**GIVEN PROBLEM:**
Copy out the lines of the records below, and only those lines, from the one with "Convert this chart" through the one with "const BG = '#FFFFCC';", exactly as they appear.
— Start of DATASET ENTRIES —
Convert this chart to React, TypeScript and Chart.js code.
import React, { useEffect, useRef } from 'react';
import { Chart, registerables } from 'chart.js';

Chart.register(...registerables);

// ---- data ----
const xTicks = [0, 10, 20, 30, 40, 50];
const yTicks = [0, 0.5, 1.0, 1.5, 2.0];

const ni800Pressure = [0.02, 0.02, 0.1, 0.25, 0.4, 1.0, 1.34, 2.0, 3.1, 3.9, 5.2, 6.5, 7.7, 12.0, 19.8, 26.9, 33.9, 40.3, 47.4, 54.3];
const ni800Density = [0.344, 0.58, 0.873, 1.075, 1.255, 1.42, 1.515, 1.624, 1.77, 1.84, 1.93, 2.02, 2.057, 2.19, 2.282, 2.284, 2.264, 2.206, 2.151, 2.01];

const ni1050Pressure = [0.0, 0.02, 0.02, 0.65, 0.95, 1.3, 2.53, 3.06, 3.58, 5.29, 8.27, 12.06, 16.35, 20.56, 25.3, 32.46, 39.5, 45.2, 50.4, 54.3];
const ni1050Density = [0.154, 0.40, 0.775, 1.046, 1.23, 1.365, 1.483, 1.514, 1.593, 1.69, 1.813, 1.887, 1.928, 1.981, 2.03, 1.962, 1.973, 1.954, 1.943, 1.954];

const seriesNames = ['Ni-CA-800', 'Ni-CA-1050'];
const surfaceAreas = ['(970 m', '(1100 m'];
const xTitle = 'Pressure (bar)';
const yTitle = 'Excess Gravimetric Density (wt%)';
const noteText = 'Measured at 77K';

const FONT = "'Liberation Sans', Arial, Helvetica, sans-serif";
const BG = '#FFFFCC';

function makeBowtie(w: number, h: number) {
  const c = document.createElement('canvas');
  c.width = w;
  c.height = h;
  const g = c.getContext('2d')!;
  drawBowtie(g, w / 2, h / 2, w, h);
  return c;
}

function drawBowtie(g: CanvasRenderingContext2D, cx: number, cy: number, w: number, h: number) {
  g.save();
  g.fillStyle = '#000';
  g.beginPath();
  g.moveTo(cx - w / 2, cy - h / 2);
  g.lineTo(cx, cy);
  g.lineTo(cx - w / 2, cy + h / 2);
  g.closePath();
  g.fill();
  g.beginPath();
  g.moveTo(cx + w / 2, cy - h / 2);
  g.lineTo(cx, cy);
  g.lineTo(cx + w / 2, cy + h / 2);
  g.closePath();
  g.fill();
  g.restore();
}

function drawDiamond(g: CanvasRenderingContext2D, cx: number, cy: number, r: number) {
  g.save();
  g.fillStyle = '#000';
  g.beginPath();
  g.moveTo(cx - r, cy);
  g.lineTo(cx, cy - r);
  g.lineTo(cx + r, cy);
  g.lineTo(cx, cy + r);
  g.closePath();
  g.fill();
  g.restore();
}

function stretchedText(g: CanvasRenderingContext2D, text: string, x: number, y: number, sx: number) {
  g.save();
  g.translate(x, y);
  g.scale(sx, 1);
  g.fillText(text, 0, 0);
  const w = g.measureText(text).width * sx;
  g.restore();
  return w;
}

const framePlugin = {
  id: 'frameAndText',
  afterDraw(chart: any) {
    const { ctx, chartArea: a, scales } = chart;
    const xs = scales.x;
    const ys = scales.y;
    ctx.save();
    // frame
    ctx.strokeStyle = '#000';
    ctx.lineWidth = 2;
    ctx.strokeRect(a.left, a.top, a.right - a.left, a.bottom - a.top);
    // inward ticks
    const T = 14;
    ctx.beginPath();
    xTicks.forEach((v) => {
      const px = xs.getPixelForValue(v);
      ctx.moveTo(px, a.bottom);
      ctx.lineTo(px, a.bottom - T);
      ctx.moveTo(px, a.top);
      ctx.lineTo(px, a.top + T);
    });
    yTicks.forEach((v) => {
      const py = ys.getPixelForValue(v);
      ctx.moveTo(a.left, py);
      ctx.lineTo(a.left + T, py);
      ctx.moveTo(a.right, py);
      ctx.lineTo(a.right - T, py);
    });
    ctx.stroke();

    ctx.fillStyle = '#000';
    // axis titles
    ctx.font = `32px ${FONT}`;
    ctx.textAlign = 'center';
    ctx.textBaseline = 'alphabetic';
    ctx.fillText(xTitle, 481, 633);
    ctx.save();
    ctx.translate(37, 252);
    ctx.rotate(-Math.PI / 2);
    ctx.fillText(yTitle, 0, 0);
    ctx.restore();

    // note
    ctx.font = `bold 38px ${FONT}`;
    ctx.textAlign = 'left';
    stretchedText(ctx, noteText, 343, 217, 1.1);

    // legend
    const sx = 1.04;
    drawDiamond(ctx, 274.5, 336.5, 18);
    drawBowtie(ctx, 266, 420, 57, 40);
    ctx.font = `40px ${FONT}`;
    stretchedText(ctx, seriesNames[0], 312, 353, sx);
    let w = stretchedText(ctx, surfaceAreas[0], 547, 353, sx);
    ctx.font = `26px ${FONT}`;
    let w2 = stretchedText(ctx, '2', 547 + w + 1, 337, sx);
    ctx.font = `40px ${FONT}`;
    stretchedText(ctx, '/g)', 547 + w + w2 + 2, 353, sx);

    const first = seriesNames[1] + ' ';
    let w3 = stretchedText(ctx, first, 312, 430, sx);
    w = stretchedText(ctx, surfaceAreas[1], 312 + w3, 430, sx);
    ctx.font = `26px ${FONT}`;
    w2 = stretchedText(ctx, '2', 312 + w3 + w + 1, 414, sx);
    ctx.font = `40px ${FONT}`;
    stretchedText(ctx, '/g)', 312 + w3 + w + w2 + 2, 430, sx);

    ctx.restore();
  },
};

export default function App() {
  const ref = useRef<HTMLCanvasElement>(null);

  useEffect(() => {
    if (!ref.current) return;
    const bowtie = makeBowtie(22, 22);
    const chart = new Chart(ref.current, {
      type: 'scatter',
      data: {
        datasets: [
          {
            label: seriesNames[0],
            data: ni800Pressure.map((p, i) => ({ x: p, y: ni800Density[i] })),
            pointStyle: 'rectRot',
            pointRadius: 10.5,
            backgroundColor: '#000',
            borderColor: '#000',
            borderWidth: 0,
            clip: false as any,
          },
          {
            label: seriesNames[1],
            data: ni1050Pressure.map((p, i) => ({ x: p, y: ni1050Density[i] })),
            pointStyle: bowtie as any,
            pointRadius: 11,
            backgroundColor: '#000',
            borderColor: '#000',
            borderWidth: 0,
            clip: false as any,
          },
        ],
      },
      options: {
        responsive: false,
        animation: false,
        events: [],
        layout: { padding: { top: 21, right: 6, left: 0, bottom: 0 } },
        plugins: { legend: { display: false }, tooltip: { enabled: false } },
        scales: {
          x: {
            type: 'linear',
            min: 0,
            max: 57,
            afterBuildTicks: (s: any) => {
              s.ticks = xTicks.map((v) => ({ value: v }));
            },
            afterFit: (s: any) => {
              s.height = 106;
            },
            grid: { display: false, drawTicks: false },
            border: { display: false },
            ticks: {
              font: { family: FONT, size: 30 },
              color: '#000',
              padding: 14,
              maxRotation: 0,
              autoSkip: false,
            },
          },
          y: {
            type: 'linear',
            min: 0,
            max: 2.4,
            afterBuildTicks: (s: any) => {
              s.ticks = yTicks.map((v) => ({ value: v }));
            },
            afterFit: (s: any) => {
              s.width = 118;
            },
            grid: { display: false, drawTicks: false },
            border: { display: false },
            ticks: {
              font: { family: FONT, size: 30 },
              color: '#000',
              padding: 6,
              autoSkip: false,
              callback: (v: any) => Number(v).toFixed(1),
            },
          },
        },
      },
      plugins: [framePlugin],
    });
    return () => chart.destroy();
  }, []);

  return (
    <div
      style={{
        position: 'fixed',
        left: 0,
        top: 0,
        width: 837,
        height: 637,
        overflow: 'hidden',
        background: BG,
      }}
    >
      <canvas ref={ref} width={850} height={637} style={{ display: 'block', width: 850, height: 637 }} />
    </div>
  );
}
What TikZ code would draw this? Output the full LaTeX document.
— End of DATASET ENTRIES —
— Start of DATASET ENTRIES —
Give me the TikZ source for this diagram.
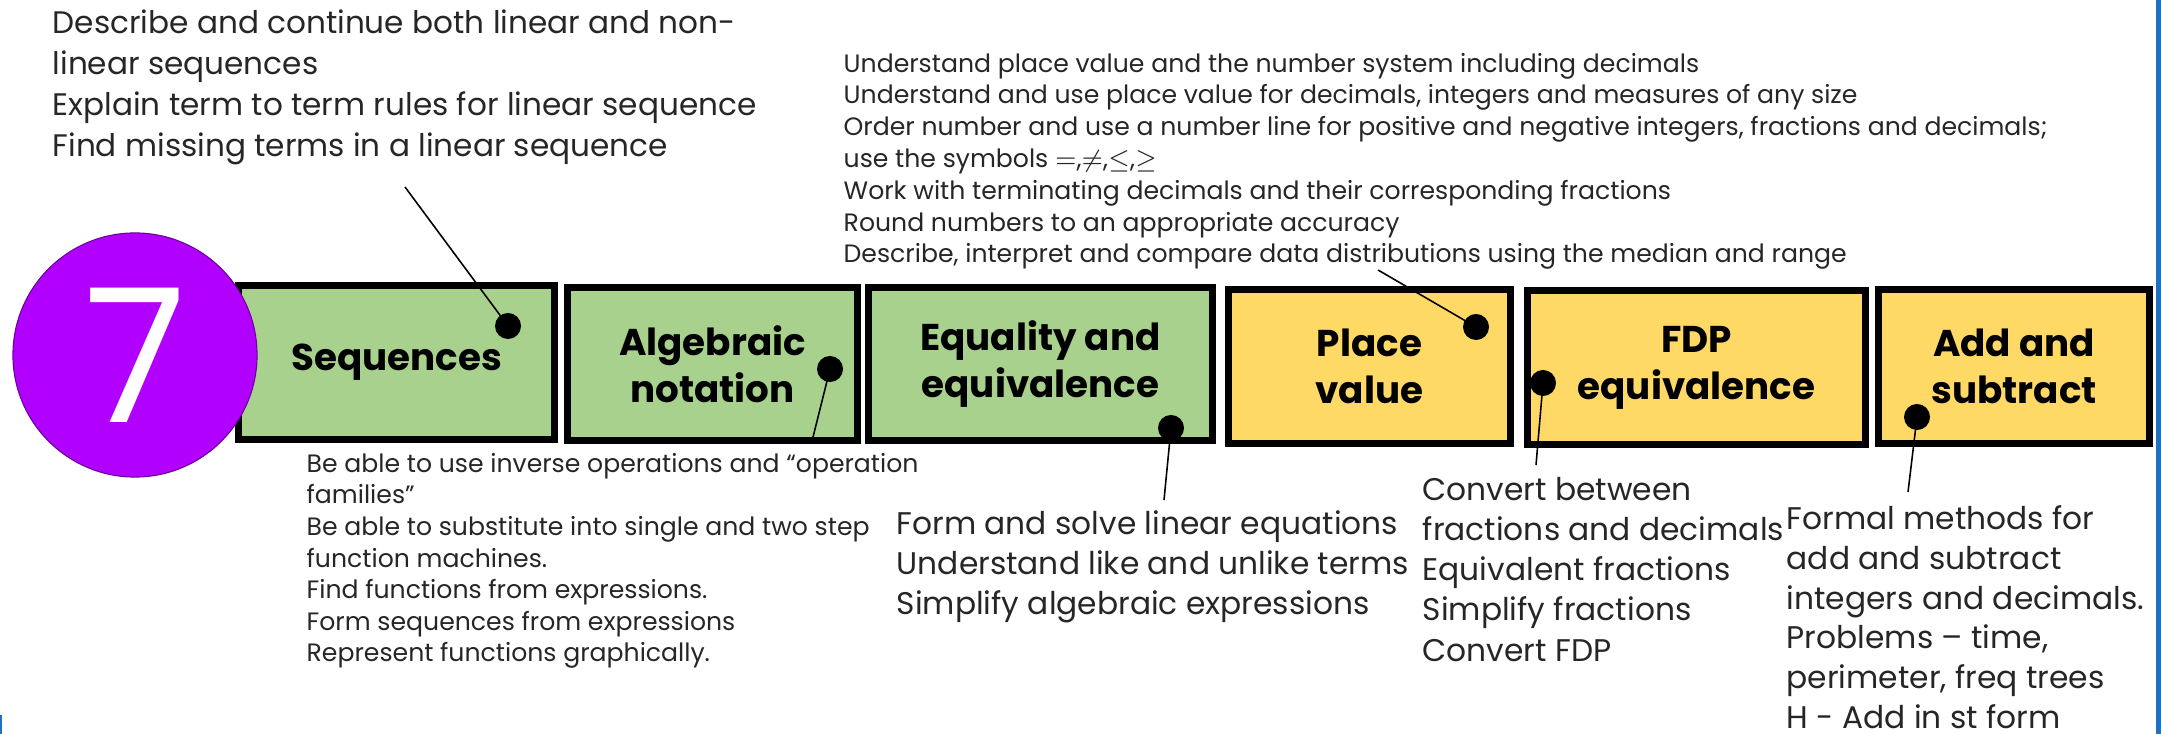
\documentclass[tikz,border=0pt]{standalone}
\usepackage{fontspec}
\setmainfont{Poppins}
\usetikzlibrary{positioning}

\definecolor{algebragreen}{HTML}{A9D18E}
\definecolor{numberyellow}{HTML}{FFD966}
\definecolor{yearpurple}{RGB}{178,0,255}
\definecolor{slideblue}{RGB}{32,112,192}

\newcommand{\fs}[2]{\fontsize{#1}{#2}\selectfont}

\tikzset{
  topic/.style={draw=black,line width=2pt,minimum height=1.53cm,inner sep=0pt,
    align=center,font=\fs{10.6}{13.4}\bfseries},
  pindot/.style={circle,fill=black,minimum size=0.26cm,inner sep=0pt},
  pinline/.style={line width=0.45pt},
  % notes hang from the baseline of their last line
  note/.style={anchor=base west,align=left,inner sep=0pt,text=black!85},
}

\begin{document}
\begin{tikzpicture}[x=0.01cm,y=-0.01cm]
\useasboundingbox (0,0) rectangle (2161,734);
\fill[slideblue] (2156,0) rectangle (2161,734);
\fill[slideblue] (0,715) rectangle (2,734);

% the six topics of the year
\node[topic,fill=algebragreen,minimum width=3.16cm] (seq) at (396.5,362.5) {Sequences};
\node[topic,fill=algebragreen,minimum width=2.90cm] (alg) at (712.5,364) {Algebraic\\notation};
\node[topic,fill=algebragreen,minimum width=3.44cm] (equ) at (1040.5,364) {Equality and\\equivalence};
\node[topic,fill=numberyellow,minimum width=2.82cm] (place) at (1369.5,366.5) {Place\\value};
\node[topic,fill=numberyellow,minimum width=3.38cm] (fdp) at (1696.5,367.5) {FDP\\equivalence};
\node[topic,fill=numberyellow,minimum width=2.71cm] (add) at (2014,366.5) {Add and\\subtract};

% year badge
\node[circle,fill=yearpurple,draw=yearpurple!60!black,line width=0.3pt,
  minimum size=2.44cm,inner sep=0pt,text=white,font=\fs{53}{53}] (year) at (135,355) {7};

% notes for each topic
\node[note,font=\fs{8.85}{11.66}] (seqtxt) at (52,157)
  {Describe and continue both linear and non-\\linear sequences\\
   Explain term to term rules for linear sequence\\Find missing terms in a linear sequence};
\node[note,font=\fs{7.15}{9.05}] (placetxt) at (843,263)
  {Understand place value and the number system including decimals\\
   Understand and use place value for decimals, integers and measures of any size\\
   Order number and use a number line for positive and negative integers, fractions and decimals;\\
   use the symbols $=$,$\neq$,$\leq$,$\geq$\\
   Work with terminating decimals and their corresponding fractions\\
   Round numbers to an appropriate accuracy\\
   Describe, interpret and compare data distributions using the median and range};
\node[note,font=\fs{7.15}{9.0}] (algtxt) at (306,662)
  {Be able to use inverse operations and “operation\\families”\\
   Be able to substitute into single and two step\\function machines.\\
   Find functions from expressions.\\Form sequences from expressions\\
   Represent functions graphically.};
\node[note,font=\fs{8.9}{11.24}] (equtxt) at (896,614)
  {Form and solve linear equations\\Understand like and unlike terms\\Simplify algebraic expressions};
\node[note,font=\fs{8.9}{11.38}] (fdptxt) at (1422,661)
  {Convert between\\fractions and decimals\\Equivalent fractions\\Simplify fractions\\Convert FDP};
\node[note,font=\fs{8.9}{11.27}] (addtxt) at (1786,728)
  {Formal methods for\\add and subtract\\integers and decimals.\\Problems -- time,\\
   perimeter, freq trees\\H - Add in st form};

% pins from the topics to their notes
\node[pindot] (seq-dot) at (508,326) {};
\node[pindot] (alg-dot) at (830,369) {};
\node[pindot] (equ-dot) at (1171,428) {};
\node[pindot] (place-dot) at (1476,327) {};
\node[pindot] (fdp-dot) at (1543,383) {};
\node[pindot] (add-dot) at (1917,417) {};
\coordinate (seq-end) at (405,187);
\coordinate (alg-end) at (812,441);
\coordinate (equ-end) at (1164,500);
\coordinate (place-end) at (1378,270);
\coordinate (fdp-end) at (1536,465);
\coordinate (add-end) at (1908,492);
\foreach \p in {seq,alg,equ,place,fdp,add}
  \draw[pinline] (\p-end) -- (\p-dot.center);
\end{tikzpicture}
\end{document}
— End of DATASET ENTRIES —
**WRITTEN RESPONSE:**
Convert this chart to React, TypeScript and Chart.js code.
import React, { useEffect, useRef } from 'react';
import { Chart, registerables } from 'chart.js';

Chart.register(...registerables);

// ---- data ----
const xTicks = [0, 10, 20, 30, 40, 50];
const yTicks = [0, 0.5, 1.0, 1.5, 2.0];

const ni800Pressure = [0.02, 0.02, 0.1, 0.25, 0.4, 1.0, 1.34, 2.0, 3.1, 3.9, 5.2, 6.5, 7.7, 12.0, 19.8, 26.9, 33.9, 40.3, 47.4, 54.3];
const ni800Density = [0.344, 0.58, 0.873, 1.075, 1.255, 1.42, 1.515, 1.624, 1.77, 1.84, 1.93, 2.02, 2.057, 2.19, 2.282, 2.284, 2.264, 2.206, 2.151, 2.01];

const ni1050Pressure = [0.0, 0.02, 0.02, 0.65, 0.95, 1.3, 2.53, 3.06, 3.58, 5.29, 8.27, 12.06, 16.35, 20.56, 25.3, 32.46, 39.5, 45.2, 50.4, 54.3];
const ni1050Density = [0.154, 0.40, 0.775, 1.046, 1.23, 1.365, 1.483, 1.514, 1.593, 1.69, 1.813, 1.887, 1.928, 1.981, 2.03, 1.962, 1.973, 1.954, 1.943, 1.954];

const seriesNames = ['Ni-CA-800', 'Ni-CA-1050'];
const surfaceAreas = ['(970 m', '(1100 m'];
const xTitle = 'Pressure (bar)';
const yTitle = 'Excess Gravimetric Density (wt%)';
const noteText = 'Measured at 77K';

const FONT = "'Liberation Sans', Arial, Helvetica, sans-serif";
const BG = '#FFFFCC';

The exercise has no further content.